Pasternack, however, expects a major challenge tonight.
“Long Beach State is very well-coached, they play very hard, and they’re very talented,” he said. “When you have those three areas, that’s a team to be reckoned with.”
Chance Hunter, a 6-6 sophomore transfer from Cerritos Community College, leads Long Beach with a 13.9-point average on 41.1% shooting from the three-point line. He’s also grabbing 5.1 rebounds per game.
Two transfers lead the 49ers in scoring. Michael Carter III, a 6-5 sophomore, is scoring at a 12.5-point clip. Colin Slater, a 6-1 junior transfer from Tulane, is at 11.2 points while shooting 40.4% from three.

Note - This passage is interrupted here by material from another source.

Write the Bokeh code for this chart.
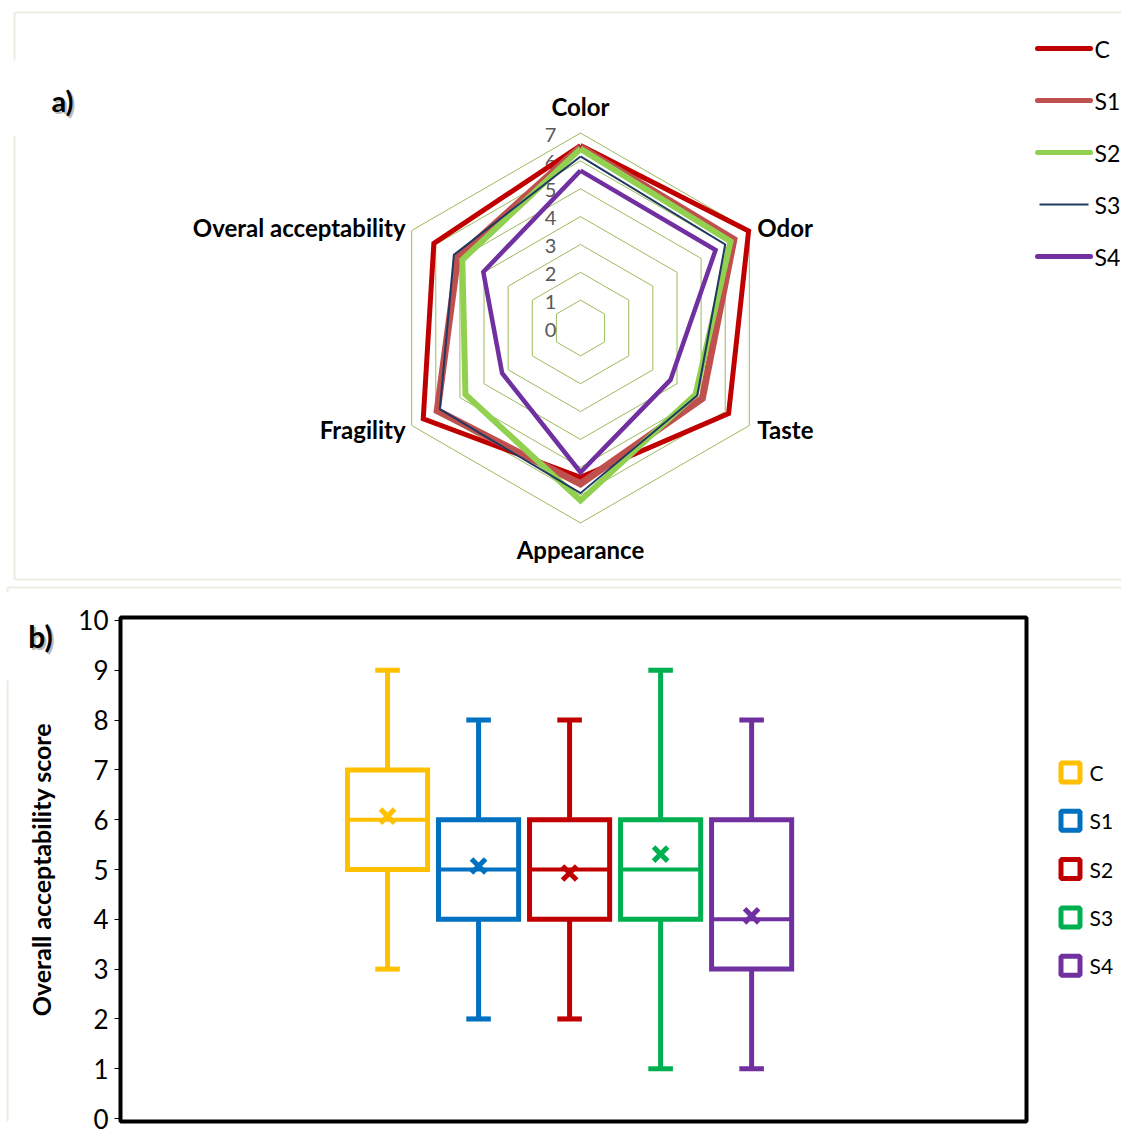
import numpy as np
from bokeh.plotting import figure
from bokeh.models import Range1d, FixedTicker
from bokeh.layouts import column, row
from bokeh.embed import file_html
from bokeh.resources import INLINE
from bokeh.core.properties import value

FONT = "Lato"

# ---------------- data: a) radar ----------------
attributes = ["Color", "Odor", "Taste", "Appearance", "Fragility", "Overal acceptability"]
radar_series = ["C", "S1", "S2", "S3", "S4"]
C_vals = [6.55, 6.97, 6.14, 5.36, 6.52, 6.08]
S1_vals = [6.50, 6.36, 5.05, 5.60, 5.94, 5.09]
S2_vals = [6.43, 6.22, 4.77, 6.19, 4.77, 4.90]
S3_vals = [6.16, 6.00, 4.84, 5.93, 5.83, 5.25]
S4_vals = [5.65, 5.60, 3.73, 5.18, 3.25, 4.03]
radar_ticks = [0, 1, 2, 3, 4, 5, 6, 7]

# ---------------- data: b) box plot ----------------
box_groups = ["C", "S1", "S2", "S3", "S4"]
whisker_low = [3, 2, 2, 1, 1]
q1 = [5, 4, 4, 4, 3]
median = [6, 5, 5, 5, 4]
q3 = [7, 6, 6, 6, 6]
whisker_high = [9, 8, 8, 9, 8]
mean = [6.07, 5.07, 4.93, 5.31, 4.07]
score_ticks = list(range(0, 11))
y_title = "Overall acceptability score"

# ---------------- styles ----------------
radar_colors = ["#C00000", "#C0504D", "#92D050", "#1F3864", "#7030A0"]
radar_widths = [5, 7, 6, 2, 4.5]
legend_widths = [5, 5, 5, 2, 5]
box_colors = ["#FFC000", "#0070C0", "#C00000", "#00B050", "#7030A0"]
ring_color = "#9BBB59"
panel_border = "#EEECE1"

W = 1121
TOP_H = 592
BOT_H = 544
TITLE_W = 60
LEFT_W = 1040
B_TOP, B_BOT = 25, 15                      # borders above/below the box-plot frame
F_TOP, F_BOT = TOP_H + B_TOP, TOP_H + BOT_H - B_BOT   # frame extent in page pixels

# ================= a) radar figure (pixel-like coords, y down) =================
p1 = figure(width=W, height=TOP_H, x_range=Range1d(0, W), y_range=Range1d(TOP_H, 0),
            output_backend="svg", toolbar_location=None, min_border=0,
            x_axis_type=None, y_axis_type=None)
p1.grid.visible = False
p1.outline_line_color = None
p1.background_fill_color = "white"

CX, CY, SC = 580.0, 327.5, 27.85
ang = np.arange(len(attributes)) * np.pi / 3.0


def to_xy(vals):
    v = np.asarray(vals, dtype=float)
    xs = CX + v * SC * np.sin(ang)
    ys = CY - v * SC * np.cos(ang)
    return list(xs) + [xs[0]], list(ys) + [ys[0]]


# panel borders
p1.multi_line(xs=[[14, W], [14, W], [14, 14], [14, 14], [7, W], [7, 7]],
              ys=[[12, 12], [579, 579], [12, 60], [135, 579], [587, 587], [587, 592]],
              line_color=panel_border, line_width=2)

# rings
ring_xs, ring_ys = [], []
for k in radar_ticks[1:]:
    xs, ys = to_xy([k] * len(attributes))
    ring_xs.append(xs)
    ring_ys.append(ys)
p1.multi_line(xs=ring_xs, ys=ring_ys, line_color=ring_color, line_width=1)

# tick labels
p1.text(x=[CX - 30] * len(radar_ticks), y=[CY - t * SC + 1.5 for t in radar_ticks],
        text=[str(t) for t in radar_ticks], text_font=value(FONT), text_font_size="20px",
        text_color="#595959", text_align="center", text_baseline="middle")

# series
all_vals = [C_vals, S1_vals, S2_vals, S3_vals, S4_vals]
for vals, col, lw in zip(all_vals, radar_colors, radar_widths):
    xs, ys = to_xy(vals)
    p1.line(xs, ys, line_color=col, line_width=lw, line_join="miter")

# attribute labels
R_out = 7 * SC
lab_x, lab_y, aligns = [], [], []
for i, a in enumerate(attributes):
    vx = CX + R_out * np.sin(ang[i])
    vy = CY - R_out * np.cos(ang[i])
    if i == 0:
        lab_x.append(vx); lab_y.append(vy - 27); aligns.append("center")
    elif i == 3:
        lab_x.append(vx); lab_y.append(vy + 27); aligns.append("center")
    elif i in (1, 2):
        lab_x.append(vx + 8); lab_y.append(vy + (-3 if i == 1 else 4)); aligns.append("left")
    else:
        lab_x.append(vx - 6); lab_y.append(vy + (4 if i == 4 else -3)); aligns.append("right")
for x, y, t, al in zip(lab_x, lab_y, attributes, aligns):
    p1.text(x=[x], y=[y], text=[t], text_font=value(FONT), text_font_size="24px",
            text_font_style="bold", text_color="black", text_align=al, text_baseline="middle")

# legend a)
for i, (s, col, lw) in enumerate(zip(radar_series, radar_colors, legend_widths)):
    yy = 48 + 52 * i
    x0, x1 = (1039, 1088) if lw < 3 else (1037, 1090)
    p1.line([x0, x1], [yy, yy], line_color=col, line_width=lw,
            line_cap="round" if lw >= 3 else "butt")
    p1.text(x=[1094], y=[yy], text=[s], text_font=value(FONT), text_font_size="23px",
            text_color="black", text_align="left", text_baseline="middle")

p1.text(x=[64], y=[102], text=["a)"], text_font=value(FONT), text_font_size="29px",
        text_font_style="bold", text_color="#BBBBBB", text_align="center", text_baseline="middle")
p1.text(x=[62], y=[100], text=["a)"], text_font=value(FONT), text_font_size="29px",
        text_font_style="bold", text_color="black", text_align="center", text_baseline="middle")

# ================= b) left strip: panel tag and y title =================
p0 = figure(width=TITLE_W, height=BOT_H, x_range=Range1d(0, TITLE_W),
            y_range=Range1d(F_BOT, F_TOP), output_backend="svg", toolbar_location=None,
            min_border_left=0, min_border_right=0, min_border_top=B_TOP, min_border_bottom=B_BOT,
            x_axis_type=None, y_axis_type=None)
p0.grid.visible = False
p0.outline_line_color = None
p0.line([7, 7], [680, F_BOT], line_color=panel_border, line_width=2)
p0.text(x=[42], y=[637], text=["b)"], text_font=value(FONT), text_font_size="30px",
        text_font_style="bold", text_color="#BBBBBB", text_align="center", text_baseline="middle")
p0.text(x=[40], y=[635], text=["b)"], text_font=value(FONT), text_font_size="30px",
        text_font_style="bold", text_color="black", text_align="center", text_baseline="middle")
p0.text(x=[40], y=[869], text=[y_title], angle=np.pi / 2, text_font=value(FONT),
        text_font_size="25px", text_font_style="bold", text_color="black",
        text_align="center", text_baseline="middle")

# ================= b) box plot =================
xpos = list(range(1, len(box_groups) + 1))
p2 = figure(width=LEFT_W - TITLE_W, height=BOT_H, x_range=Range1d(-1.934, 8.02),
            y_range=Range1d(-0.06, 10.06),
            output_backend="svg", toolbar_location=None, x_axis_location=None,
            min_border_left=120 - TITLE_W, min_border_right=14, min_border_top=B_TOP,
            min_border_bottom=B_BOT)
p2.grid.visible = False
p2.outline_line_color = "black"
p2.outline_line_width = 4

yax = p2.yaxis[0]
yax.ticker = FixedTicker(ticks=score_ticks)
yax.major_label_text_font = FONT
yax.major_label_text_font_size = "26px"
yax.major_label_text_color = "black"
yax.major_tick_out = 6
yax.major_tick_in = 0
yax.minor_tick_out = 0
yax.minor_tick_in = 0
yax.axis_line_width = 2
yax.axis_line_color = "black"
yax.major_tick_line_color = "black"
yax.major_label_standoff = 6

BW = 0.88
CAP = 0.27
# whiskers
p2.segment(x0=xpos, y0=q3, x1=xpos, y1=whisker_high, line_color=box_colors, line_width=5)
p2.segment(x0=xpos, y0=whisker_low, x1=xpos, y1=q1, line_color=box_colors, line_width=5)
p2.segment(x0=[x - CAP / 2 for x in xpos], y0=whisker_high, x1=[x + CAP / 2 for x in xpos],
           y1=whisker_high, line_color=box_colors, line_width=5)
p2.segment(x0=[x - CAP / 2 for x in xpos], y0=whisker_low, x1=[x + CAP / 2 for x in xpos],
           y1=whisker_low, line_color=box_colors, line_width=5)
# boxes
p2.vbar(x=xpos, bottom=q1, top=q3, width=BW, fill_color="white", line_color=box_colors,
        line_width=5, line_join="miter")
# medians
p2.segment(x0=[x - BW / 2 for x in xpos], y0=median, x1=[x + BW / 2 for x in xpos], y1=median,
           line_color=box_colors, line_width=4)
# means
p2.scatter(x=xpos, y=mean, marker="x", size=20, line_color=box_colors, line_width=5)

# legend b) figure
p3 = figure(width=W - LEFT_W, height=BOT_H, x_range=Range1d(LEFT_W, W),
            y_range=Range1d(F_BOT, F_TOP), output_backend="svg", toolbar_location=None,
            min_border_left=0, min_border_right=0, min_border_top=B_TOP, min_border_bottom=B_BOT,
            x_axis_type=None, y_axis_type=None)
p3.grid.visible = False
p3.outline_line_color = None
leg_y = [772 + 48.3 * i for i in range(len(box_groups))]
p3.scatter(x=[1070] * len(box_groups), y=leg_y, marker="square", size=19, fill_color="white",
           line_color=box_colors, line_width=5)
p3.text(x=[1089] * len(box_groups), y=leg_y, text=box_groups, text_font=value(FONT),
        text_font_size="21px", text_color="black", text_align="left", text_baseline="middle")

layout = column(p1, row(p0, p2, p3, spacing=0), spacing=0)
open("out.html", "w").write(file_html(layout, INLINE))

“They have some really good players,” Pasternack said. “Michael Carter is a Pac-12 player who played for Washington. And I know Colin Slater well – he’s from Tulane and he’s a terrific guard.
“They’ve got some really talented freshmen in the front court in Romelle Mansel and Joshua Morgan.”
Morgan, at 6-11, leads Long Beach in rebounding at 5.8 per game and is also tops in the Big West in blocked shots with nearly two per game.
UCSB has been led in scoring in four of its last five games by junior guard JaQuori McLaughlin. He ranks among the Big West leaders in points (15.3 per game), field-goal percentage (.500), three-point percentage (.439), and in assist-to-turnover ratio (64-to-28).
But for Pasternack, it all begins with rebounding and defense.
“We’ve overcome a lot of adversity with injuries and other issues, but we don’t have a large margin of error in any of the games we play,” he said. “I was proud of how we defended and rebounded the other night.
We have to do that for 40 minutes, and we haven’t quite done that yet. That’s why I think our ceiling is higher than it is right now.”